The shortest starting PG that I can ever remember being on a championship team was Isiah Thomas, and even he was 6' tall, and had extra long arms to make up for his height.


----------



## Blazer Ringbearer (Jan 28, 2003)

Isiah was 5'10...

Avery Johnson was maybe 5'10.


----------



## hasoos (Jan 3, 2003)

*No*

Isiah was and still is 6'1" tall 

http://www.nba.com/history/players/thomas_summary.html

Avery Johnson was 5'11" I acknowledge that, but you will also note that he was easily identifiable as the weak link on many of the Spur's teams he was on. The only team he continually beat up on was Portland, and that was because another midget, Damon was playing here.


----------



## STOMP (Jan 1, 2003)

Well this makes me think that ST might actually be the way to go...

http://www.oregonlive.com/sports/oregonian/john_canzano/index.ssf?/base/sports/108539986129600.xml

STOMP


----------



## Dan (Dec 30, 2002)

> Originally posted by <b>STOMP</b>!
> Well this makes me think that ST might actually be the way to go...
> 
> http://www.oregonlive.com/sports/oregonian/john_canzano/index.ssf?/base/sports/108539986129600.xml
> ...


ironically, and despite the fact I generally have little respect for Canzano, I actually agree with his point here. 

The thing the blazers don't need is a short, poor shooting PG. They already have 2 of those. They also have 2 other short PG's who aren't shooting good.


----------



## B_&_B (Feb 19, 2004)

I hope we pass on this kid... like Hap said, we dont need another midget PG who cant shoot... although Damon's shot has improved, hopefully he'll continue to work on it this summer and get some consistency.


----------



## STOMP (Jan 1, 2003)

> Originally posted by <b>JohnnyCash</b>!
> ...although Damon's shot has improved, hopefully he'll continue to work on it this summer and get some consistency.


His shot has improved??? He's a career 41% shooter, this last year he shot 40%. I think he's already very consistent.

http://www.nba.com/playerfile/damon_stoudamire/index.html

STOMP


----------



## Kmurph (May 7, 2003)

Canzano is 100% wrong on Telfair...and that article of his is a complete joke.

I mean what are his reasons for not taking Telfair?

His shoe contract?
His "hype"?
His Cockiness?

Please, that is a joke. What does a shoe contract or the fact that a kid may be "overhyped" have to do with his ability? NOTHING

As for his cockiness, Is that a negative? Please... MOST NBA players are cocky of their abilites...What, MJ wasn't cocky? Kobe isn't cocky? Everybody praises Luke Jackson for being cocky (even Canzano) about his abilities, but he (Canzano) uses it as a negative against Telfair. Why the discrepency? Ok for one, but not the other?
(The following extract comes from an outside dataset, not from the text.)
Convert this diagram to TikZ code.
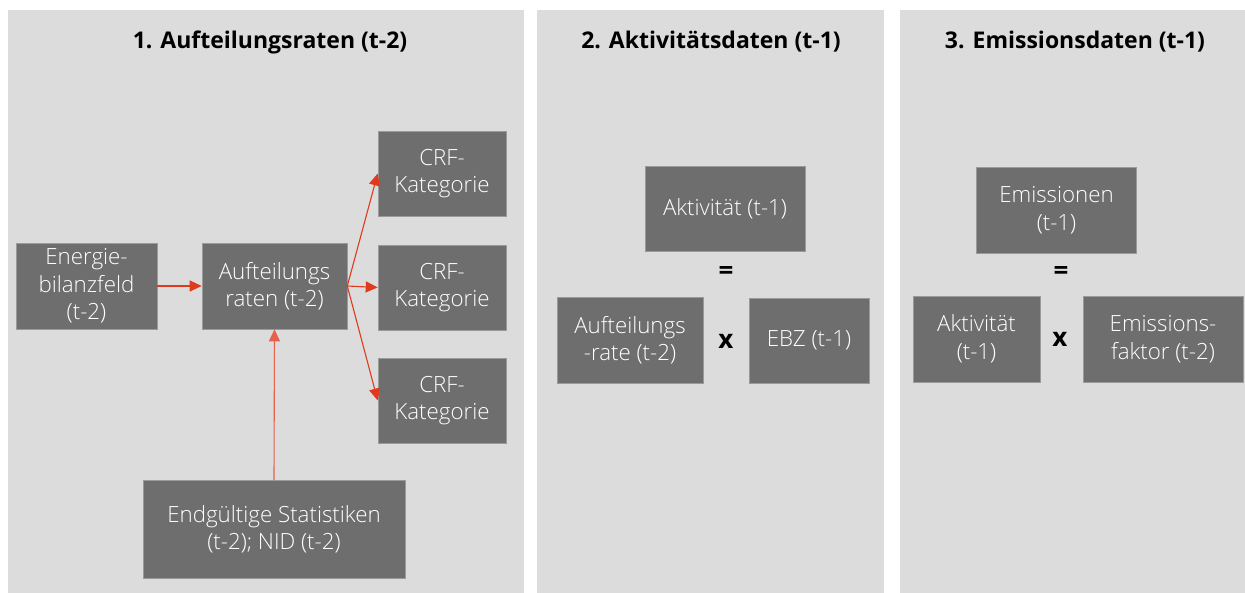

As for the rest, (his size and his shot), give me a break. The kid is 18yrs old and measured in at 5'11, this is hardly too small. I love how an inch "seemingly" makes ALL the difference, what a joke. Is he even done growing yet height wise? Maybe...Maybe not. I see size didn't stop a SMALLER TJ Ford from being drafted at # 8 did it? And he can't shoot a lick from the outside, and doesn't have NEARLY the court awareness that Telfair has. 

How tall is Damon BTW? He ain't his listed 5'10, that is for sure, and he is more of a SG than a PG IMO and he has suceeded. A lot of us complain about Damon for his LACK of PG skills, something that Telfair has a ton of.

As for his shot, what HS kid DOES NOT have an inconsistent shot? Shooting can be improved through hard work. One of the positives of Telfair is that like Zach, he IS WILLING to put in the work to be "the best", and that is a HUGE positive IMO. He already has tremendous court awareness, something that CANNOT be taught, if he puts in the required work to improve his shot, then the sky is the limit for him.

Telfair is a risk, sure he is...but so is practically EVERY other player in this years draft outside of the top 5 picks (even a few within). I don't see another player with the potential ceiling that Telfair has being available either. To me, if he is there & no one has slipped, you roll the dice and take a chance with this kid. He already has the abilities to be a great NBA player, his work ethic (How bad he wants it) will determine his worth as an NBA player. He is worth the risk.


----------



## Minstrel (Dec 31, 2002)

Telfair is a top-five talent who will go in the teens due to height.

If Telfair were 6'3''-6'4'', he'd probably be a lock for the top-three and be hyped as a potential top-two pick.

If height scares you off that much, that's fine. But I think his talent is the real deal. As KMurph said, what high schooler *doesn't* come in with a suspect shot? It was criticism #1 with LeBron James, Kobe Bryant, Tracy McGrady, etc.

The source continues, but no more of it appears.